The book became a best seller in its time and retains much of its humor and satirical bite today. As author David Daiches wrote in 1951, "If we can read through The New Republic without at one point or another being made to feel a little foolish, we are wise indeed."

The famous people Mallock depicts are as follows, together with the names of the characters that represent them.

Matthew Arnold — Mr. Luke
Thomas Carlyle — Donald Gordon
W. K. Clifford — Mr. Saunders
Violet Fane — Mrs. Sinclair
W. M. Hardinge — Robert Leslie
Thomas Huxley — Mr. Storks
Benjamin Jowett — Dr. Jenkinson
W. H. Mallock — Otho Laurence
Walter Pater — Mr. Rose
John Ruskin — Mr. Herbert
John Tyndall — Mr. Stockton

Walter Pater is of particular interest because Mallock's apparent homophobia against him—expressed first in the more extensive treatment given the Mr. Rose character in the initial serialization—helped ruin Pater's public reputation as well as his career at Oxford. Reading Wilde, Querying Spaces: An Exhibition Commemorating the 100th Anniversary of the Trials of Oscar Wilde notes that, as Linda Dowling has observed, "Mr.
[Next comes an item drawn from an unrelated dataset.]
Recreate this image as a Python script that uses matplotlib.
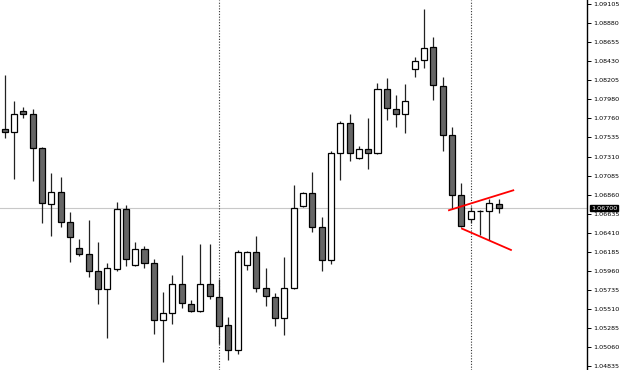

Rose" is "the first in a long line of popular depictions of effeminate English aesthetes such as Gilbert's Bunthorne and Du Maurier's Postlewaite and Maudle" [2]. This depiction of Pater appeared during the competition for the Slade Professorship of Poetry and played a role in convincing Pater to remove himself from consideration.

But Mallock's work—as indeed all of his writings—is little known today.